Michigan House OKs Bill That Could Allow Wolf Hunt
By ALANNA DURKIN, Associated Press
LANSING (AP) - The Republican-led state House passed legislation Thursday that could block voters from deciding whether to allow wolf hunting in Michigan, sending the measure to Republican Gov. Rick Snyder’s desk.
The measure, which passed on a 72-38 vote, would give the governor-appointed Natural Resources Commission the power to decide which types of wildlife can be hunted.
Supporters of the bill say it would protect residents in rural Upper Peninsula communities whose safety is threatened by the growing wolf population.
“We need resource management science to be our guide to help us in this situation with serious threats to our livestock, our pets and our families,” said Republican Rep. Ed McBroom, who represents Vulcan in the Upper Peninsula.

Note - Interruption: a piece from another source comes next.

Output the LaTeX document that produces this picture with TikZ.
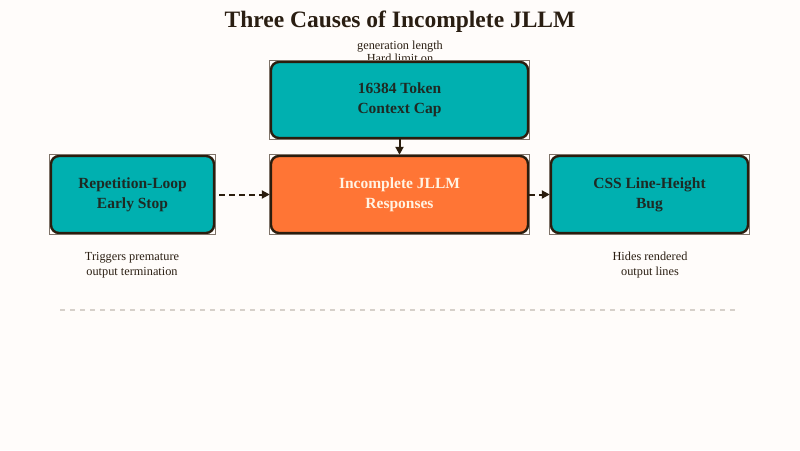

But opponents say the bill, which passed the Republican-led Senate last week, is an attempt to run around a proposed referendum on wolf hunting. They say lawmakers are fast-tracking the measure through the Legislature so the governor can sign it before the state Board of Canvassers certifies signatures in support of a statewide referendum on wolf hunting in 2014.
If enough signatures are deemed valid, no wolf hunt could be held until after the referendum. But if Snyder passes the bill, the NRC could approve wolf hunting anyway, even if voters strike down wolf hunting in a 2014 referendum.
Recent Department of Natural Resources counts estimate there are about 700 wolves in the Upper Peninsula. DNR wildlife biologists last month asked the Natural Resources Commission to schedule a two-month hunting season this fall.
Up to 43 wolves could be killed in three areas of the Upper Peninsula where officials say the animals have repeatedly attacked livestock and pets.
The commission could vote on the plan later this month.